GIVEN DATA -
################

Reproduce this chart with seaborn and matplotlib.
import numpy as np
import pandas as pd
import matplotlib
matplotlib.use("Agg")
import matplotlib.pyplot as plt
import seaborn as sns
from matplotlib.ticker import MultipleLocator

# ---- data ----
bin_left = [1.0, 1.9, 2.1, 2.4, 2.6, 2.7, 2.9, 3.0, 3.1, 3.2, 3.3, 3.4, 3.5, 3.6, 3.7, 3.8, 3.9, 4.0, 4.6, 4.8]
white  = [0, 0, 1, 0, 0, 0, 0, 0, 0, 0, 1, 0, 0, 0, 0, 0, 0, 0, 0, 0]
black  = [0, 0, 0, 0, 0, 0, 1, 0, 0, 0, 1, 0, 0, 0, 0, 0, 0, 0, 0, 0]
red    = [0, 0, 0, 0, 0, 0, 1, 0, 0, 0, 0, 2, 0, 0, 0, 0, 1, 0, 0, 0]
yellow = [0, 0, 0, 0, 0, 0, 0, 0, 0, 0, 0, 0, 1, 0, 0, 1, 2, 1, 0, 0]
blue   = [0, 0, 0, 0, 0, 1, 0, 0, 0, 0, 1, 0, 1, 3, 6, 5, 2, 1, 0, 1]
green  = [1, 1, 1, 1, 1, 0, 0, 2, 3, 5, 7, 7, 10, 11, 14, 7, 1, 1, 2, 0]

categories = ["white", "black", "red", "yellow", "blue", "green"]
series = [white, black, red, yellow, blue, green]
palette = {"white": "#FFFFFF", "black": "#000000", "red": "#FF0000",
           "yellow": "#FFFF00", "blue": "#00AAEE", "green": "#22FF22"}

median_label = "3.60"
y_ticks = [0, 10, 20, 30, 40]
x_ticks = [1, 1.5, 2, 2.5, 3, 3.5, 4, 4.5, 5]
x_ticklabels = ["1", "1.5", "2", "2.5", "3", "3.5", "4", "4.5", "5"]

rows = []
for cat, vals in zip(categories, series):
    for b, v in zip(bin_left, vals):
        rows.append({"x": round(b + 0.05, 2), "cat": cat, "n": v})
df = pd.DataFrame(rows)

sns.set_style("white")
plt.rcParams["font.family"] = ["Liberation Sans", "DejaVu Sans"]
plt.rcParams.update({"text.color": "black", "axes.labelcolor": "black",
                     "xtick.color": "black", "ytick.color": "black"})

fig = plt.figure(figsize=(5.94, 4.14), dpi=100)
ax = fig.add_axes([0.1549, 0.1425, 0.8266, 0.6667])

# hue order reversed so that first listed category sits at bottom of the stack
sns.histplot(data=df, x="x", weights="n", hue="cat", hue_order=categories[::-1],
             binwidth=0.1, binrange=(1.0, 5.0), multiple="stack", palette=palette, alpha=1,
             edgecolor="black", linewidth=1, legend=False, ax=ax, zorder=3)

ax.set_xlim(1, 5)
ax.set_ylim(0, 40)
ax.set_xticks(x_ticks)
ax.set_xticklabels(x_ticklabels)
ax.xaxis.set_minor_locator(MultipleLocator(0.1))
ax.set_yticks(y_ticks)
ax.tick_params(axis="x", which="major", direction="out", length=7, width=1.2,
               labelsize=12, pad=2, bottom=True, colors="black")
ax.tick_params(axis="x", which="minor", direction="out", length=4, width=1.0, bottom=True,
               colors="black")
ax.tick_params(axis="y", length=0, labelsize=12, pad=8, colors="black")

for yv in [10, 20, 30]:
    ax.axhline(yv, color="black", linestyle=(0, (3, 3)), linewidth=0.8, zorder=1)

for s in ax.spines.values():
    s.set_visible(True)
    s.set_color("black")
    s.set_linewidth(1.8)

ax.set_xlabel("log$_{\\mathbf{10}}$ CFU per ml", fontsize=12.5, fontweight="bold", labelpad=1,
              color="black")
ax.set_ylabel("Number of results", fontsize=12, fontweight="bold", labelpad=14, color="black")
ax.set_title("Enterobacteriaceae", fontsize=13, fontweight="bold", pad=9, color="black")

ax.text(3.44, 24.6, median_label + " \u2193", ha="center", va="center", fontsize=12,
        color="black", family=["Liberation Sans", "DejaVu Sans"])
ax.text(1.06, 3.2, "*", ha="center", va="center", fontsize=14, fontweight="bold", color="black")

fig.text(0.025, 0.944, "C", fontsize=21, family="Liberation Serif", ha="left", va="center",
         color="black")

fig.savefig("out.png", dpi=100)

################

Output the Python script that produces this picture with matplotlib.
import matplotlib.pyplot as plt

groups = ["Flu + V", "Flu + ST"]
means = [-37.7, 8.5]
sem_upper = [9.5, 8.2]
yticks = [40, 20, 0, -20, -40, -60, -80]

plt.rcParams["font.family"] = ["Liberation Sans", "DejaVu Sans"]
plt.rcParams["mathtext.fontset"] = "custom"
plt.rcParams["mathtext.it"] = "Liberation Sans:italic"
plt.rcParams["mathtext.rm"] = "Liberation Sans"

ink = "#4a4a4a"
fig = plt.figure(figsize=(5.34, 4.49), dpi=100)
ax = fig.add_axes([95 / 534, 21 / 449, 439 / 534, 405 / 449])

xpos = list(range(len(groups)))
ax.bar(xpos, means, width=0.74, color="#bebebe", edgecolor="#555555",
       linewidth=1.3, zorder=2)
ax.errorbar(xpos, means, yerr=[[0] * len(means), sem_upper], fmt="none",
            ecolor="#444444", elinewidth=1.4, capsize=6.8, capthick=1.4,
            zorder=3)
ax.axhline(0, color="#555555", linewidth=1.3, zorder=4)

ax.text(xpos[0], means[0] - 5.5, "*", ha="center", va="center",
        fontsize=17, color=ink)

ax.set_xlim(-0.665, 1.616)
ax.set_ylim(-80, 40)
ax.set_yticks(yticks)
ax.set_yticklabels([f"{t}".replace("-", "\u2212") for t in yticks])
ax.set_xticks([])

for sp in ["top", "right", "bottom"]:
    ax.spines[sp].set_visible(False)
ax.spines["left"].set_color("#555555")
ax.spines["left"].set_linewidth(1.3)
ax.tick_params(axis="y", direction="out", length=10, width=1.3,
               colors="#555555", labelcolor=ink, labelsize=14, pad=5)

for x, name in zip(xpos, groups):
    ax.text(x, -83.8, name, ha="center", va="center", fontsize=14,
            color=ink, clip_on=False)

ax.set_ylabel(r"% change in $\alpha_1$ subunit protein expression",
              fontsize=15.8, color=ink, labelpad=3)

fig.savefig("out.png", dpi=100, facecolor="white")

################

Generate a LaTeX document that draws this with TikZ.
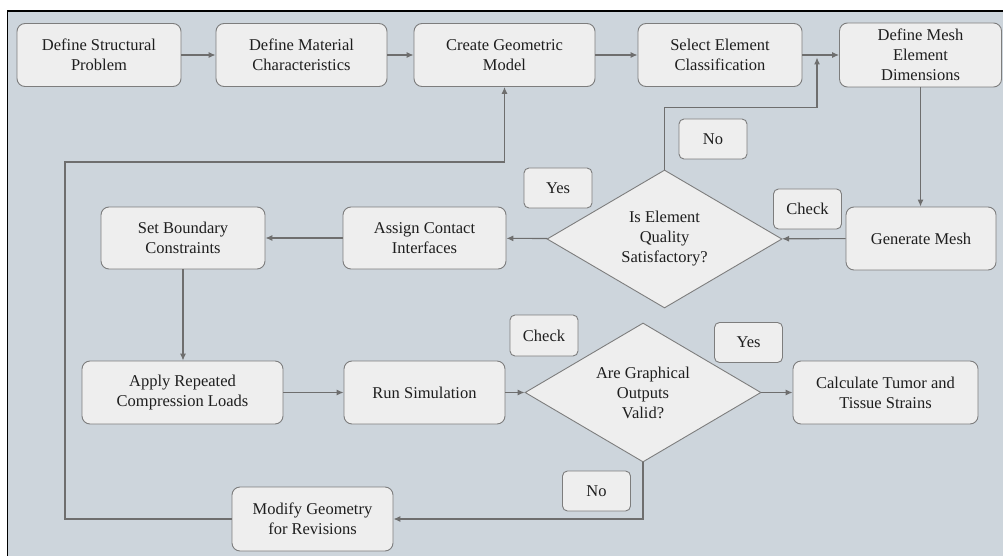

################

WORK TO BE COMPLETED -
Every line from the one containing "Output the Python" through the one containing "yticks = [40, 20, 0, -20, -40, -60, -80]" is to be given again exactly, both ends included, and no line outside that range.

ANSWER BELOW -
Output the Python script that produces this picture with matplotlib.
import matplotlib.pyplot as plt

groups = ["Flu + V", "Flu + ST"]
means = [-37.7, 8.5]
sem_upper = [9.5, 8.2]
yticks = [40, 20, 0, -20, -40, -60, -80]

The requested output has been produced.